## start RECORDS SHOWN

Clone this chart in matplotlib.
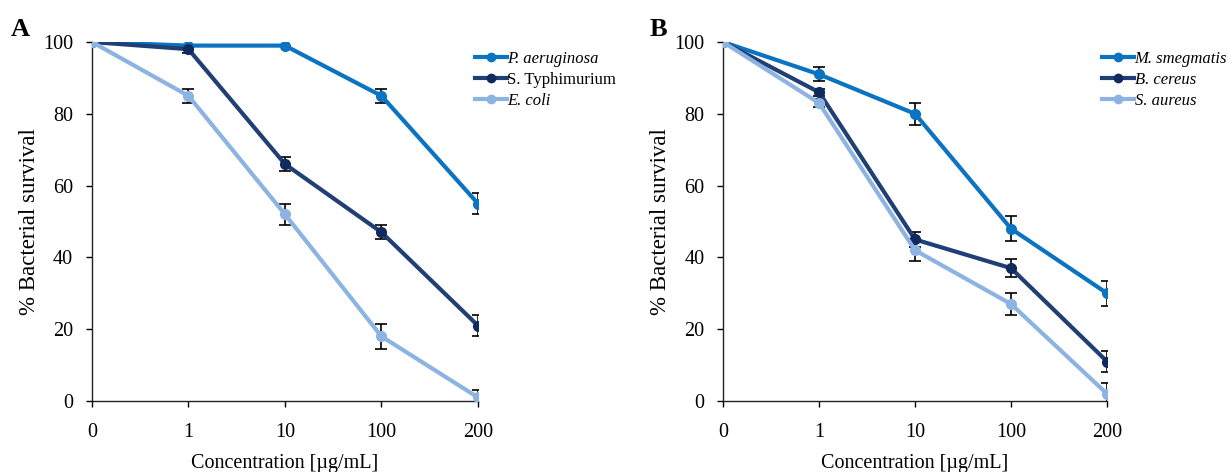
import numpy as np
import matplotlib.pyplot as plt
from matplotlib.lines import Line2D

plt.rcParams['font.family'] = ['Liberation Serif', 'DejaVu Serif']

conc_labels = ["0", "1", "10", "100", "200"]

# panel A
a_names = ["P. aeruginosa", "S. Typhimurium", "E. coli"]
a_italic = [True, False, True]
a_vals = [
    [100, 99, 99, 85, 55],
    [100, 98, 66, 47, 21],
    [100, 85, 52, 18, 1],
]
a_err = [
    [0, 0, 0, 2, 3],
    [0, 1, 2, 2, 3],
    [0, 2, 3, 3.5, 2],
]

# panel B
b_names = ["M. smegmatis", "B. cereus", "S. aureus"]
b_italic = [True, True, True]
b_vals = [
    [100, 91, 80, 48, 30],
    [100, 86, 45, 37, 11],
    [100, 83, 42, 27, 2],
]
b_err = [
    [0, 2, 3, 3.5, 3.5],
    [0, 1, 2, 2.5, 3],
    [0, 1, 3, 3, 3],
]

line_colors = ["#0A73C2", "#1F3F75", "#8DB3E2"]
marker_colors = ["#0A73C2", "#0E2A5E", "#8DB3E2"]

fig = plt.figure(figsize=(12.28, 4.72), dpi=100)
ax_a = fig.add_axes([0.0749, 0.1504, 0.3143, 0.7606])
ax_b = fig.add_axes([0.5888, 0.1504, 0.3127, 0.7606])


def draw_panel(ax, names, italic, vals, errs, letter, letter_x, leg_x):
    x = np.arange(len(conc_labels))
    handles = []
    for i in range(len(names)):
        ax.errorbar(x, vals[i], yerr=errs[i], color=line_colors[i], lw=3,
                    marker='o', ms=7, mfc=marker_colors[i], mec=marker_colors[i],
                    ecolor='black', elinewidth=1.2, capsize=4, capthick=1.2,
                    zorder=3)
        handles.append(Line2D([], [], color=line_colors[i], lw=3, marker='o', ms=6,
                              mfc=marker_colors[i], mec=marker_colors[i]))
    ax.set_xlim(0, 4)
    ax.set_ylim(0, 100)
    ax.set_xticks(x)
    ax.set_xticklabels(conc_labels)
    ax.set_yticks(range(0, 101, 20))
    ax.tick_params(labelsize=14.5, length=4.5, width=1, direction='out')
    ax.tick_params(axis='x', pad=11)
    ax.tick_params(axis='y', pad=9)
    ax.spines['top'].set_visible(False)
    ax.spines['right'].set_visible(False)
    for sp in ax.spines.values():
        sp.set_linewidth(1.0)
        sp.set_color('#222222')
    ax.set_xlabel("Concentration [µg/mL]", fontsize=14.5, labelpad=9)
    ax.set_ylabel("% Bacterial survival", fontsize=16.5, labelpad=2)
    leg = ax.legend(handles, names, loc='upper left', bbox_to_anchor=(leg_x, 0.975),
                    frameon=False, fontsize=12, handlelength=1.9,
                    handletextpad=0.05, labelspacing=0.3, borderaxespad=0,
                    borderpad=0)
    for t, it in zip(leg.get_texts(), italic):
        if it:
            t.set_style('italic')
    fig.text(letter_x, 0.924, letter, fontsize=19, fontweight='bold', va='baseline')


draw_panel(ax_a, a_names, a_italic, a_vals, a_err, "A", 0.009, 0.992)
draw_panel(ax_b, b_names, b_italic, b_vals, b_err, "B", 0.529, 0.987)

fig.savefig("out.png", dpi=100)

## end RECORDS SHOWN
## start RECORDS SHOWN

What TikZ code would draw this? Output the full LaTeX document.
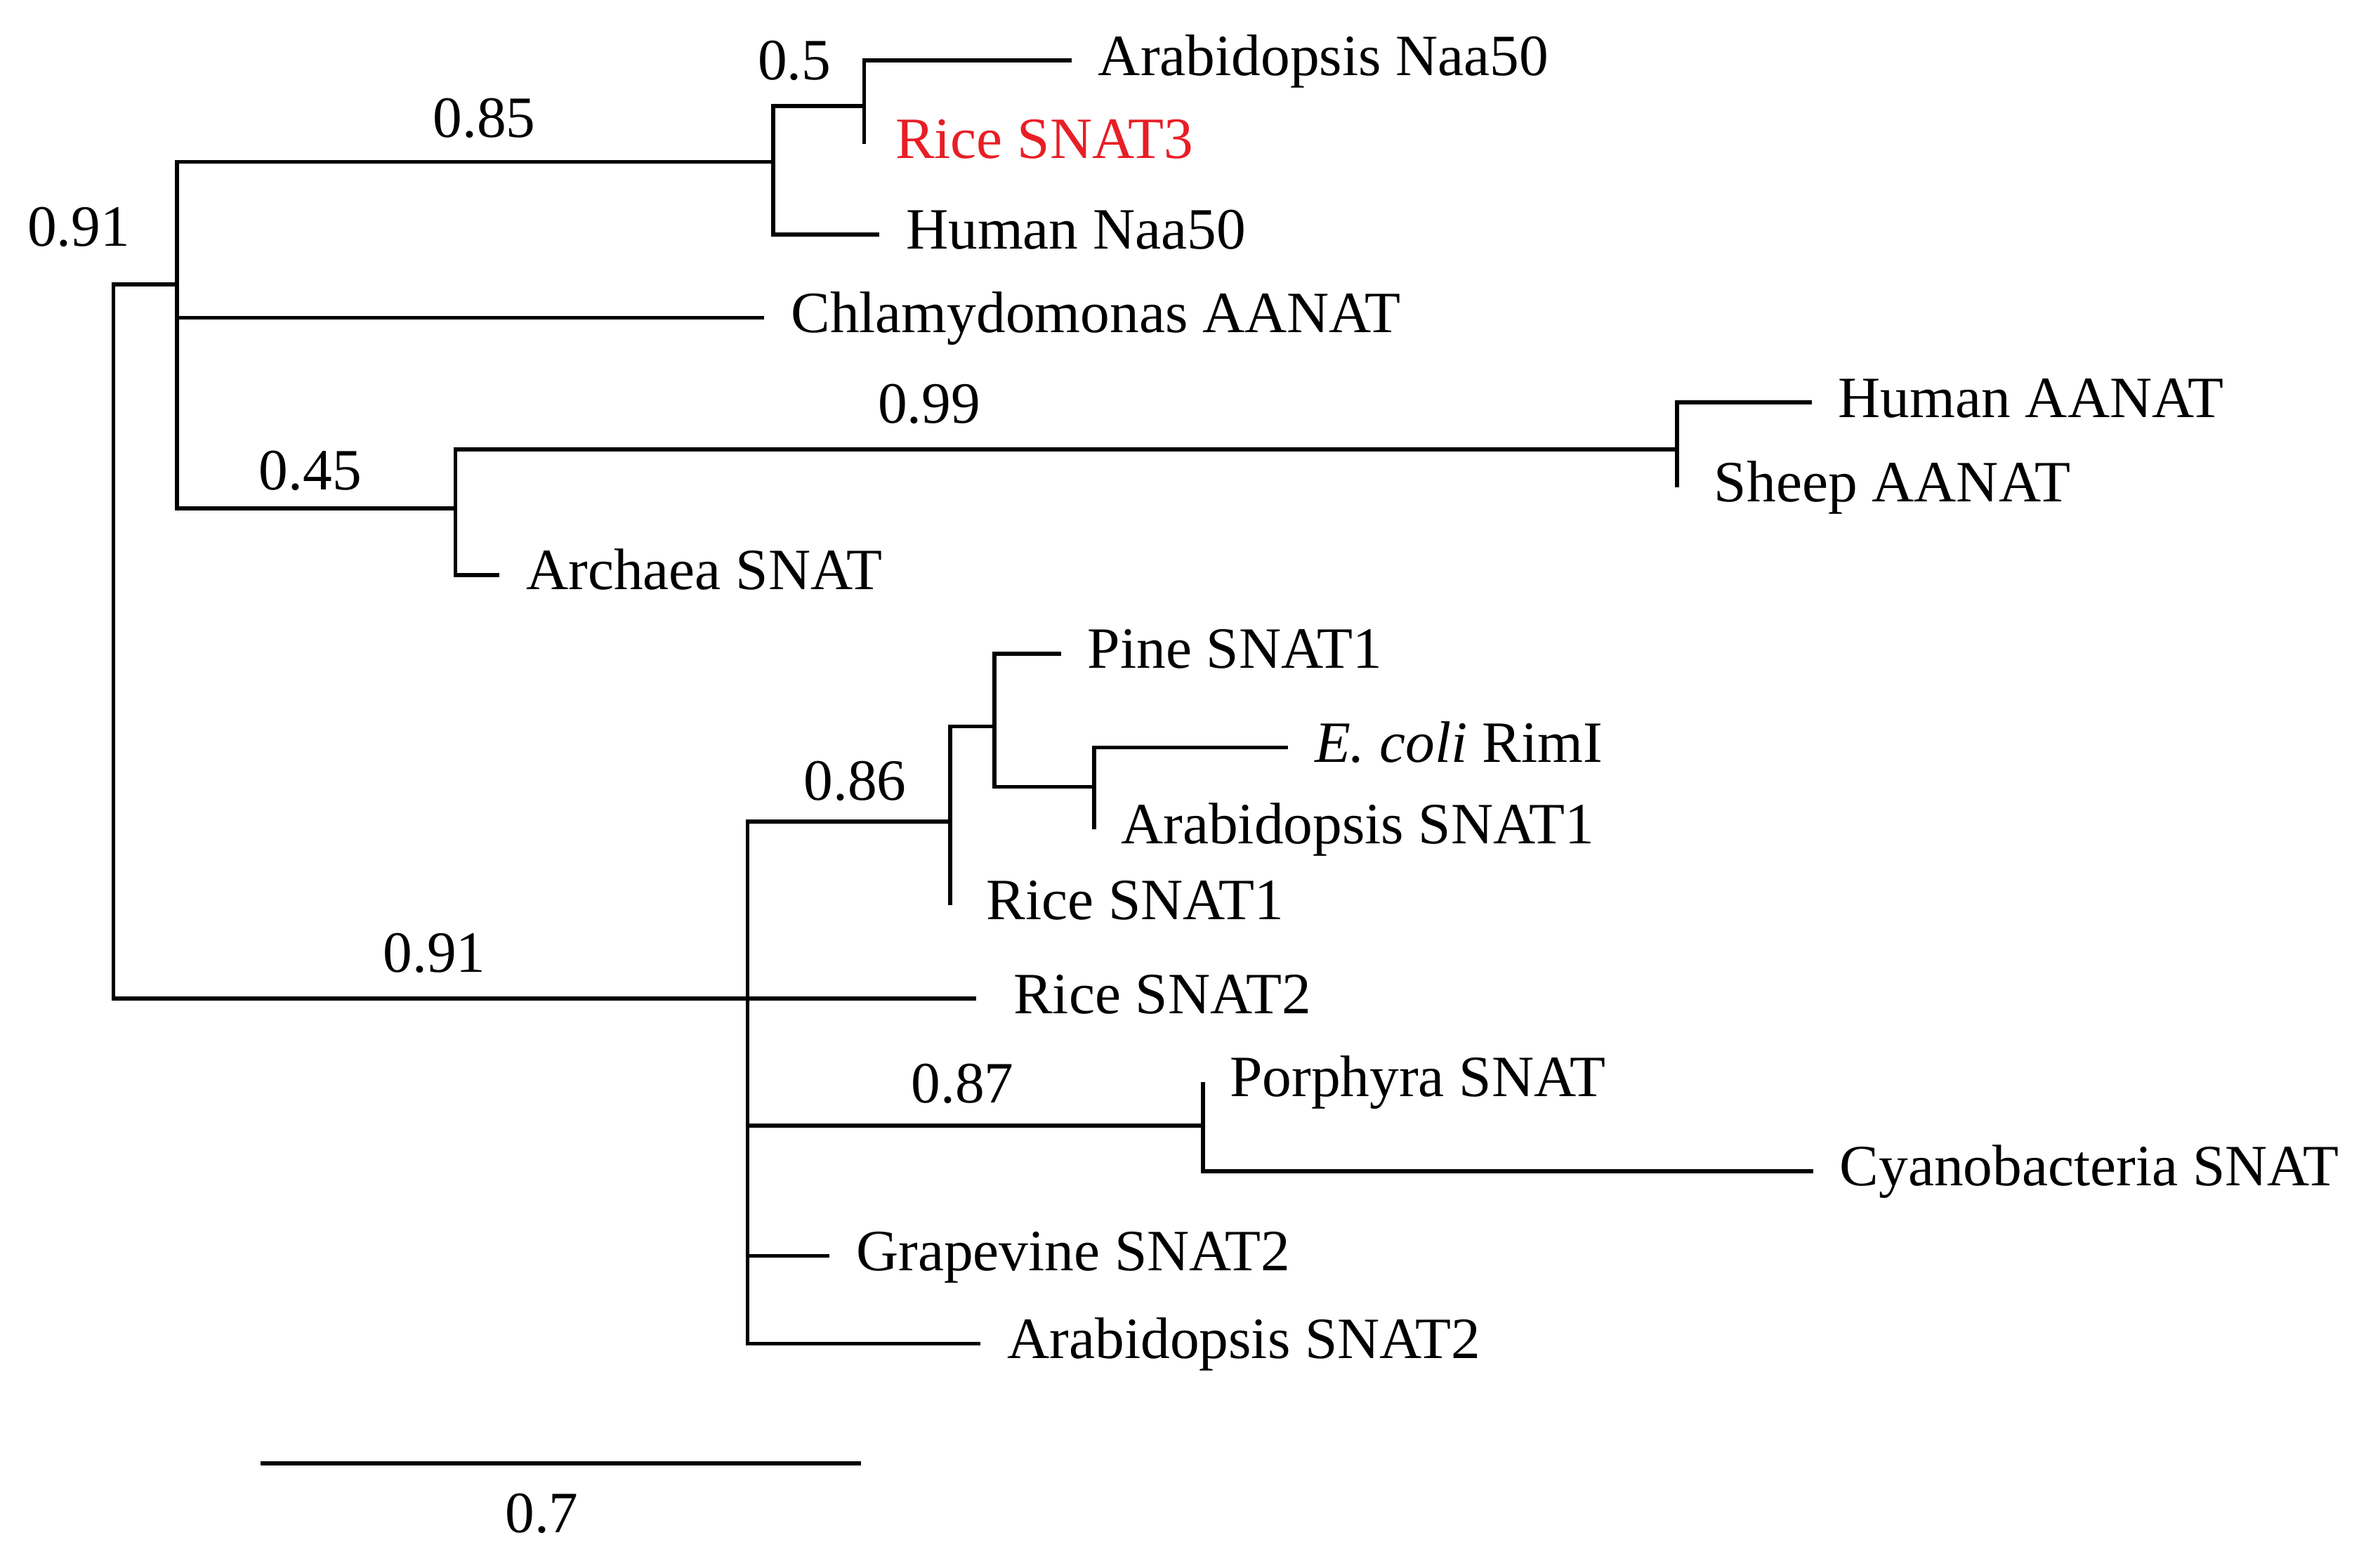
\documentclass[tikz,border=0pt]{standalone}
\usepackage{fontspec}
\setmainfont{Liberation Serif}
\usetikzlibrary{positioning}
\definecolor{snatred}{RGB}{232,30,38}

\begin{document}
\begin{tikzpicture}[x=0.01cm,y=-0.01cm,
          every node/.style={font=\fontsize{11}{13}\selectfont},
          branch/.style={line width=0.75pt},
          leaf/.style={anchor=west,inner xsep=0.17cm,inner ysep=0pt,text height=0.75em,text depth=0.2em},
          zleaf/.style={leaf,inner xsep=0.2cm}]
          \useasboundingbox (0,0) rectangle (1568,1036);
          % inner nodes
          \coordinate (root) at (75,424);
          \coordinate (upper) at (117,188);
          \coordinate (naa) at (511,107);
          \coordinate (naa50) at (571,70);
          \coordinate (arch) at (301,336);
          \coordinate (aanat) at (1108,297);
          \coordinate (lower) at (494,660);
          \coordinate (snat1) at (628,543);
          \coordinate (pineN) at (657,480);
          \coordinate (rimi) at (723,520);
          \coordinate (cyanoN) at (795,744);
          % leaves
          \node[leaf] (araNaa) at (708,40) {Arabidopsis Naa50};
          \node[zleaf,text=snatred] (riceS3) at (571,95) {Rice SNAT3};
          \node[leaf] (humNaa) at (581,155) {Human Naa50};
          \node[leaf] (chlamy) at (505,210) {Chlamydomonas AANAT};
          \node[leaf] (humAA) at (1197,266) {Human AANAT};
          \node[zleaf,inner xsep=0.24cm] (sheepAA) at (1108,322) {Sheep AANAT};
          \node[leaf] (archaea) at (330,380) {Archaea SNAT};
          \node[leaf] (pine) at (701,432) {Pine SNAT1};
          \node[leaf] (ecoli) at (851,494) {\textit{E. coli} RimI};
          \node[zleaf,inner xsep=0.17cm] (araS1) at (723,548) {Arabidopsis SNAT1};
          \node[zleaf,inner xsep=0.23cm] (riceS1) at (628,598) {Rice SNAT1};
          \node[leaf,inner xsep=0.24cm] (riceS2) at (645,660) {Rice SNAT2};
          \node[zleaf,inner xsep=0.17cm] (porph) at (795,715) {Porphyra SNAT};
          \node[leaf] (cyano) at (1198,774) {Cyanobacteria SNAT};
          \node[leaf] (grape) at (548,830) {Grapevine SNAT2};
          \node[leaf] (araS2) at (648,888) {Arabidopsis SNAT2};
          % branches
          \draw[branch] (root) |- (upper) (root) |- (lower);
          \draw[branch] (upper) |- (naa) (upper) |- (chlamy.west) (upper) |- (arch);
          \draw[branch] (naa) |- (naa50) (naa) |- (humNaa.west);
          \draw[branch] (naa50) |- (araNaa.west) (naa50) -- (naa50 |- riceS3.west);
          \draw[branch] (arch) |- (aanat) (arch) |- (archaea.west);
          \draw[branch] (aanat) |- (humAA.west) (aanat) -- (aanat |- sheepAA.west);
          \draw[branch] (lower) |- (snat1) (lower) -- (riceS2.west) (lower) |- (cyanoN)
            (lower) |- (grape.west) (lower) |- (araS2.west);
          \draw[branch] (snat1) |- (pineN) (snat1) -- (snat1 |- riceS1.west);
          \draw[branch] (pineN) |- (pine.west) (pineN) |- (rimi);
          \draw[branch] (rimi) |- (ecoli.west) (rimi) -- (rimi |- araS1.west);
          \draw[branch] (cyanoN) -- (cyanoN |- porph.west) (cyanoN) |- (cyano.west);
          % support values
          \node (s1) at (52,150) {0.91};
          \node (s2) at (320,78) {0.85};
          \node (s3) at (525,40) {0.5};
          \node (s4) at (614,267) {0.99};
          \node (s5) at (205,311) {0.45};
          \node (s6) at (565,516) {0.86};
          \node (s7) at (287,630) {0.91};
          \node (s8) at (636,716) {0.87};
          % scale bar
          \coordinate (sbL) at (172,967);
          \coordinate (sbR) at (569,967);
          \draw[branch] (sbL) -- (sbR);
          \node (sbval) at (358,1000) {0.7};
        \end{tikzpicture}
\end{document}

## end RECORDS SHOWN

AIM: The lines to print start at the line containing "Clone this chart in matplotlib." and end at the line containing "ax_b = fig.add_axes([0.5888, 0.1504, 0.3127, 0.7606])"; print them exactly, both ends included, and leave out every picture.

FULL RESPONSE:
Clone this chart in matplotlib.
import numpy as np
import matplotlib.pyplot as plt
from matplotlib.lines import Line2D

plt.rcParams['font.family'] = ['Liberation Serif', 'DejaVu Serif']

conc_labels = ["0", "1", "10", "100", "200"]

# panel A
a_names = ["P. aeruginosa", "S. Typhimurium", "E. coli"]
a_italic = [True, False, True]
a_vals = [
    [100, 99, 99, 85, 55],
    [100, 98, 66, 47, 21],
    [100, 85, 52, 18, 1],
]
a_err = [
    [0, 0, 0, 2, 3],
    [0, 1, 2, 2, 3],
    [0, 2, 3, 3.5, 2],
]

# panel B
b_names = ["M. smegmatis", "B. cereus", "S. aureus"]
b_italic = [True, True, True]
b_vals = [
    [100, 91, 80, 48, 30],
    [100, 86, 45, 37, 11],
    [100, 83, 42, 27, 2],
]
b_err = [
    [0, 2, 3, 3.5, 3.5],
    [0, 1, 2, 2.5, 3],
    [0, 1, 3, 3, 3],
]

line_colors = ["#0A73C2", "#1F3F75", "#8DB3E2"]
marker_colors = ["#0A73C2", "#0E2A5E", "#8DB3E2"]

fig = plt.figure(figsize=(12.28, 4.72), dpi=100)
ax_a = fig.add_axes([0.0749, 0.1504, 0.3143, 0.7606])
ax_b = fig.add_axes([0.5888, 0.1504, 0.3127, 0.7606])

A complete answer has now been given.